For travel to high-risk jurisdictions, anticipate that devices may be subject to inspection or seizure. Travel with clean devices where possible. Know in advance what you would do if a device were confiscated.
Beneficiary data¶
If you hold data about people who could face harm from its exposure, you have a protection obligation that extends beyond regulatory compliance.
Minimise what you collect. The data you do not hold cannot be taken. If you do not need a beneficiary’s full name for the purpose at hand, do not record it. If you do not need location data, do not collect it. If you need it temporarily, delete it when the need passes.
Where data must be held, encrypt it, restrict access to it, and plan for what happens if the organisation is compelled by legal process to disclose it or is the subject of a breach.
Incident response¶
Know what you will do before it happens. An organisation that discovers a breach during a crisis and has to invent a response from scratch will make worse decisions than one that has thought through the scenario in advance.
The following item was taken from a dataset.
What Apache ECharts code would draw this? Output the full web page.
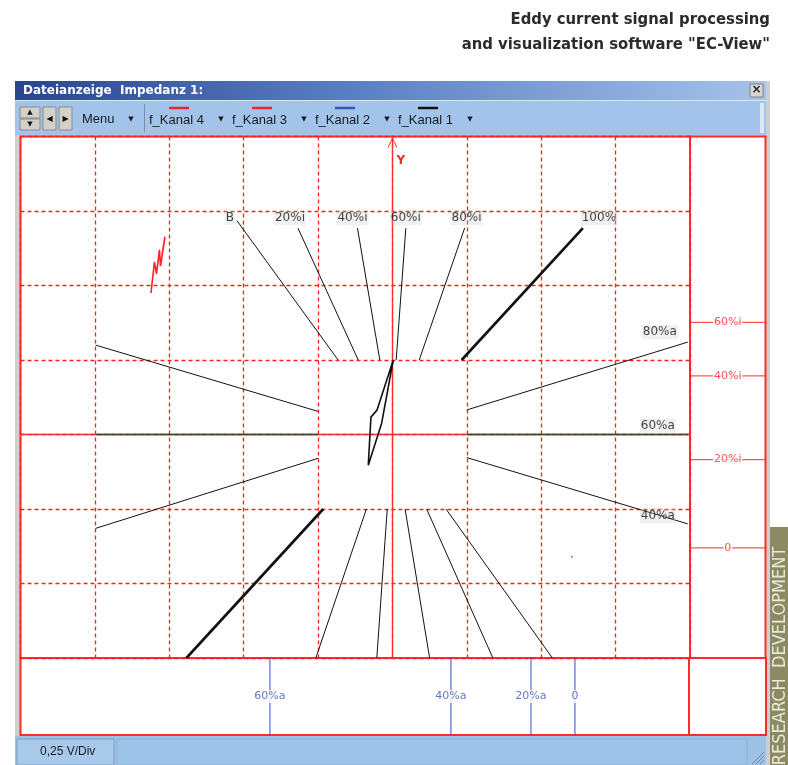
<!DOCTYPE html>
<html><head><meta charset="utf-8">
<script src="https://cdn.jsdelivr.net/npm/echarts@6/dist/echarts.min.js"></script>
<style>html,body{margin:0;padding:0;background:#fff}#c{width:788px;height:765px}</style>
</head><body><div id="c"></div>
<script>
// ---------- DATA (chart units: divisions, origin at impedance centre) ----------
const topLabels   = ['B', '20%i', '40%i', '60%i', '80%i', '100%'];
const topOuter    = [[-2.09, 2.87], [-1.27, 2.77], [-0.47, 2.77], [0.18, 2.77], [0.97, 2.77], [2.56, 2.77]];
const topInner    = [[-0.73, 1.00], [-0.46, 1.00], [-0.17, 1.00], [0.05, 1.00], [0.36, 1.00], [0.93, 1.00]];
const rightLabels = ['80%a', '60%a', '40%a'];
const rightOuter  = [[3.97, 1.24], [3.97, 0], [3.97, -1.20]];
const rightInner  = [[1.00, 0.33], [1.00, 0], [1.00, -0.31]];
const leftOuter   = [[-3.99, 1.20], [-3.99, 0], [-3.99, -1.26]];
const leftInner   = [[-1.00, 0.31], [-1.00, 0], [-1.00, -0.32]];
const bottomOuter = [[-2.77, -3.0], [-1.03, -3.0], [-0.21, -3.0], [0.50, -3.0], [1.35, -3.0], [2.15, -3.0]];
const bottomInner = [[-0.93, -1.0], [-0.35, -1.0], [-0.07, -1.0], [0.17, -1.0], [0.46, -1.0], [0.72, -1.0]];
const signalKanal1 = [[0.011, 1.0], [-0.208, 0.327], [-0.289, 0.233], [-0.325, -0.413], [-0.145, 0.152], [0.011, 1.0]];
const signalKanal4 = [[-3.246, 1.899], [-3.199, 2.318], [-3.172, 2.157], [-3.132, 2.479], [-3.118, 2.264], [-3.058, 2.654], [-3.098, 2.412]];
const signalDot    = [[2.41, -1.64]];
const rightTickLabels  = ['60%i', '40%i', '20%i', '0'];
const rightTickY       = [1.504, 0.787, -0.336, -1.523];
const bottomTickLabels = ['60%a', '40%a', '20%a', '0'];
const bottomTickX      = [-1.647, 0.786, 1.862, 2.453];
const channels = ['f_Kanal 4', 'f_Kanal 3', 'f_Kanal 2', 'f_Kanal 1'];
const channelColors = ['#e8262b', '#e8262b', '#3a55b0', '#111111'];

// ---------- STYLE ----------
const RED = '#ff2a2a';
const topLabelOffset = [[-7, -3], [-8, -10], [-5, -10], [0, -10], [2, -10], [16, -10]];
const rightLabelOffset = [[-28, -10], [-30, -9], [-30, -8]];
const thickTop = [5], thickBottom = [0];

const series = [];
function seg(a, b, w, col) {
  series.push({type: 'line', xAxisIndex: 0, yAxisIndex: 0, data: [a, b], symbol: 'none',
    lineStyle: {color: col, width: w}, silent: true, z: 4});
}
topOuter.forEach((p, i) => seg(p, topInner[i], thickTop.includes(i) ? 2.6 : 1, '#111'));
bottomOuter.forEach((p, i) => seg(p, bottomInner[i], thickBottom.includes(i) ? 2.6 : 1, '#111'));
rightOuter.forEach((p, i) => seg(p, rightInner[i], p[1] === 0 ? 1.6 : 1, p[1] === 0 ? '#444' : '#111'));
leftOuter.forEach((p, i) => seg(p, leftInner[i], p[1] === 0 ? 1.6 : 1, p[1] === 0 ? '#444' : '#111'));

const lblStyle = {show: true, position: 'inside', formatter: '{b}', color: '#111', fontSize: 12,
  fontFamily: 'DejaVu Sans', backgroundColor: 'rgba(200,200,200,0.35)', padding: [1, 1]};
series.push({type: 'scatter', xAxisIndex: 0, yAxisIndex: 0, symbolSize: 1, silent: true, z: 6,
  itemStyle: {color: 'rgba(0,0,0,0)'},
  data: topOuter.map((p, i) => ({value: p, name: topLabels[i], label: Object.assign({}, lblStyle, {offset: topLabelOffset[i]})}))});
series.push({type: 'scatter', xAxisIndex: 0, yAxisIndex: 0, symbolSize: 1, silent: true, z: 6,
  itemStyle: {color: 'rgba(0,0,0,0)'},
  data: rightOuter.map((p, i) => ({value: p, name: rightLabels[i], label: Object.assign({}, lblStyle, {offset: rightLabelOffset[i]})}))});

series.push({type: 'line', xAxisIndex: 0, yAxisIndex: 0, data: signalKanal1, symbol: 'none',
  lineStyle: {color: '#111', width: 1.6}, silent: true, z: 7});
series.push({type: 'line', xAxisIndex: 0, yAxisIndex: 0, data: signalKanal4, symbol: 'none',
  lineStyle: {color: '#ff2020', width: 1.6}, silent: true, z: 7});
series.push({type: 'scatter', xAxisIndex: 0, yAxisIndex: 0, data: signalDot, symbolSize: 2,
  itemStyle: {color: '#ff2020'}, silent: true, z: 7});

series.push({type: 'scatter', xAxisIndex: 1, yAxisIndex: 1, silent: true, z: 5,
  data: rightTickY.map((y, i) => ({value: [0.5, y], name: rightTickLabels[i]})),
  symbol: 'rect', symbolSize: [75, 1.3], itemStyle: {color: RED},
  label: {show: true, position: 'inside', formatter: '{b}', color: RED, fontSize: 11, fontFamily: 'DejaVu Sans',
    backgroundColor: '#fff', padding: [0, 1]}});
series.push({type: 'scatter', xAxisIndex: 2, yAxisIndex: 2, silent: true, z: 5,
  data: bottomTickX.map((x, i) => ({value: [x, 0.5], name: bottomTickLabels[i]})),
  symbol: 'rect', symbolSize: [1.3, 77], itemStyle: {color: '#3b55b5'},
  label: {show: true, position: 'inside', formatter: '{b}', color: '#3b55b5', fontSize: 11, fontFamily: 'DejaVu Sans',
    backgroundColor: '#fff', padding: [1, 0]}});

// ---------- CHROME ----------
const FONT = '"Liberation Sans", Arial, sans-serif';
const g = [];
function rect(x, y, w, h, fill, stroke, z) {
  g.push({type: 'rect', z: z == null ? 10 : z, silent: true, shape: {x, y, width: w, height: h},
    style: {fill, stroke: stroke || null, lineWidth: 1}});
}
function text(t, x, y, font, fill, align, z, rot) {
  g.push({type: 'text', z: z == null ? 11 : z, silent: true, x, y, rotation: rot || 0,
    style: {text: t, font, fill, align: align || 'left', verticalAlign: 'middle',
      textAlign: align || 'left', textVerticalAlign: 'middle'}});
}
function line(x1, y1, x2, y2, col, w, z) {
  g.push({type: 'line', z: z == null ? 11 : z, silent: true, shape: {x1, y1, x2, y2},
    style: {stroke: col, lineWidth: w}});
}
// header
const HF = 'bold 16.5px "DejaVu Sans Condensed", "DejaVu Sans", sans-serif';
text('Eddy current signal processing', 770, 20, HF, '#2b2b2b', 'right');
text('and visualization software "EC-View"', 770, 45, HF, '#2b2b2b', 'right');
// window frame
rect(15, 81, 755, 684, '#cfcfcf', null, -5);
// title bar
g.push({type: 'rect', z: 10, silent: true, shape: {x: 15, y: 81, width: 751, height: 19},
  style: {fill: new echarts.graphic.LinearGradient(0, 0, 1, 0, [
    {offset: 0, color: '#2a4590'}, {offset: 0.45, color: '#5a7fc4'}, {offset: 1, color: '#a5c3ea'}])}});
text('Dateianzeige  Impedanz 1:', 23, 91, 'bold 12px "DejaVu Sans", sans-serif', '#ffffff', 'left');
rect(750, 84, 13, 13, '#d8d6d0', '#808080');
text('×', 756.5, 90, 'bold 12px "DejaVu Sans", sans-serif', '#222', 'center');
// toolbar
rect(15, 100, 751, 35, '#a2c4eb');
line(15, 100.5, 766, 100.5, '#d7e6f7', 1);
rect(760, 103, 4, 30, '#dfe9f5');
rect(20, 107, 20, 11, '#d4d0c8', '#8a8a8a');
rect(20, 119, 20, 11, '#d4d0c8', '#8a8a8a');
text('▲', 30, 112.5, '7px "DejaVu Sans"', '#111', 'center');
text('▼', 30, 124.5, '7px "DejaVu Sans"', '#111', 'center');
rect(43, 107, 13, 23, '#d4d0c8', '#8a8a8a');
rect(59, 107, 13, 23, '#d4d0c8', '#8a8a8a');
text('◀', 49.5, 118.5, '8px "DejaVu Sans"', '#111', 'center');
text('▶', 65.5, 118.5, '8px "DejaVu Sans"', '#111', 'center');
text('Menu', 82, 119, '13px ' + FONT, '#1a1a1a', 'left');
text('▼', 131, 119, '7px "DejaVu Sans"', '#1a1a1a', 'center');
line(144.5, 104, 144.5, 132, '#7f8ea3', 1);
const chX = [149, 232, 315, 398];
channels.forEach((c, i) => {
  text(c, chX[i], 120, '13px ' + FONT, '#1a1a1a', 'left');
  line(chX[i] + 20, 108, chX[i] + 40, 108, channelColors[i], 2.5);
  text('▼', chX[i] + 72, 119, '7px "DejaVu Sans"', '#1a1a1a', 'center');
});
// bottom-right panel extension
rect(689, 658, 77, 77, '#ffffff', RED, 10);
g[g.length - 1].style.lineWidth = 2;
// status bar
rect(15, 736, 751, 29, '#9dc2e6');
rect(17, 739, 97, 26, '#a7c9ea', '#7d9cc0');
text('0,25 V/Div', 40, 752, '12px ' + FONT, '#1a1a1a', 'left');
rect(117, 739, 630, 26, '#9ec3e8', '#8fb0d6');
for (let k = 0; k < 3; k++) line(752 + k * 4, 764, 764, 752 + k * 4, '#6f87a6', 1);
// side tab
rect(770, 527, 18, 238, '#8b8a63', null, 10);
text('RESEARCH  DEVELOPMENT', 780, 656, '18px "DejaVu Sans Condensed", "DejaVu Sans", sans-serif', '#e9e7d8', 'center', 11, Math.PI / 2);

const axisCommon = {type: 'value', axisTick: {show: false}, axisLabel: {show: false}};
const gridLine = {show: true, lineStyle: {color: '#ff1f1f', width: 1.3, type: [4, 3]}};
const option = {
  animation: false,
  backgroundColor: '#ffffff',
  grid: [
    {left: 20.5, top: 136.5, width: 669.5, height: 521.5, show: true, backgroundColor: '#fff', borderColor: RED, borderWidth: 2},
    {left: 690, top: 136.5, width: 75.5, height: 521.5, show: true, backgroundColor: '#fff', borderColor: RED, borderWidth: 2},
    {left: 20.5, top: 658, width: 669.5, height: 77, show: true, backgroundColor: '#fff', borderColor: RED, borderWidth: 2}
  ],
  xAxis: [
    Object.assign({}, axisCommon, {gridIndex: 0, min: -5, max: 4, interval: 1,
      axisLine: {show: true, onZero: true, lineStyle: {color: RED, width: 1.3}},
      splitLine: gridLine}),
    Object.assign({}, axisCommon, {gridIndex: 1, min: 0, max: 1, show: false}),
    Object.assign({}, axisCommon, {gridIndex: 2, min: -5, max: 4, show: false})
  ],
  yAxis: [
    Object.assign({}, axisCommon, {gridIndex: 0, min: -3, max: 4, interval: 1,
      name: 'Y', nameLocation: 'end', nameGap: -30,
      nameTextStyle: {color: RED, fontWeight: 'bold', fontSize: 12, fontFamily: 'DejaVu Sans', align: 'left', padding: [0, 0, 0, 4]},
      axisLine: {show: true, onZero: true, lineStyle: {color: RED, width: 1.3},
        symbol: ['none', 'path://M0,10L5,0L10,10L9,10L5,2L1,10Z'], symbolSize: [10, 11], symbolOffset: [0, -6]},
      splitLine: gridLine}),
    Object.assign({}, axisCommon, {gridIndex: 1, min: -3, max: 4, show: false}),
    Object.assign({}, axisCommon, {gridIndex: 2, min: 0, max: 1, show: false})
  ],
  graphic: g,
  series
};
const chart = echarts.init(document.getElementById('c'));
chart.setOption(option);
</script>
</body></html>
An incident response plan does not need to be long. It needs to answer: who decides what to do, who communicates with whom, when do you tell affected people, and who can you call for help. Digital Defenders Partnership, Access Now’s Digital Security Helpline, and Front Line Defenders all provide support to civil society organisations facing active threats.
Culture under pressure¶
Organisations that work in difficult contexts often develop security cultures that are either overly informal (we trust each other, we do not need formal controls) or overly anxious (every conversation is a potential leak). Neither is accurate, and both produce bad outcomes.
The informal model underestimates how often targeted attacks come through trusted channels. The adversary does not usually announce themselves. The anxious model makes communication harder and can suppress the honesty and information flow that effective organisations depend on.
People under stress communicate differently, and security cultures feel this before incident logs do. When staff feel that a security conversation will result in blame or burden rather than support, they will manage disclosures carefully. Near-misses will not be reported. Incidents will be minimised. The security culture will become incongruent with the actual state of the organisation.
Building a culture where security incidents are reported without fear requires that reporting be experienced as useful rather than punishing. Respond to disclosures with problem-solving, not interrogation. Treat someone who reports a phishing click as someone who helped you find a gap, not someone who created a problem.
The structural conditions¶
Civil society organisations are targeted partly because they contest power. The same political conditions that make their work necessary also make them adversarial targets for actors with resources and institutional access that most NGOs cannot match.
This is not defeatism. It is a calibration. The goal is not perfect security. The goal is raising the cost and complexity of surveillance sufficiently that casual or speculative targeting becomes less rewarding, and that if targeted attacks do occur, the damage is contained.
Solidarity between organisations matters here. Shared threat intelligence, shared incident response resources, and mutual support when an organisation is under attack are not just nice-to-haves. They are structural defences against adversaries who benefit from civil society operating in isolation.
The power asymmetry between the organisations described in the surveillance threat model and most NGOs is real. Accepting that asymmetry as fixed is not required. Collective action at regulatory and legislative level has reshaped data protection law before. That work continues.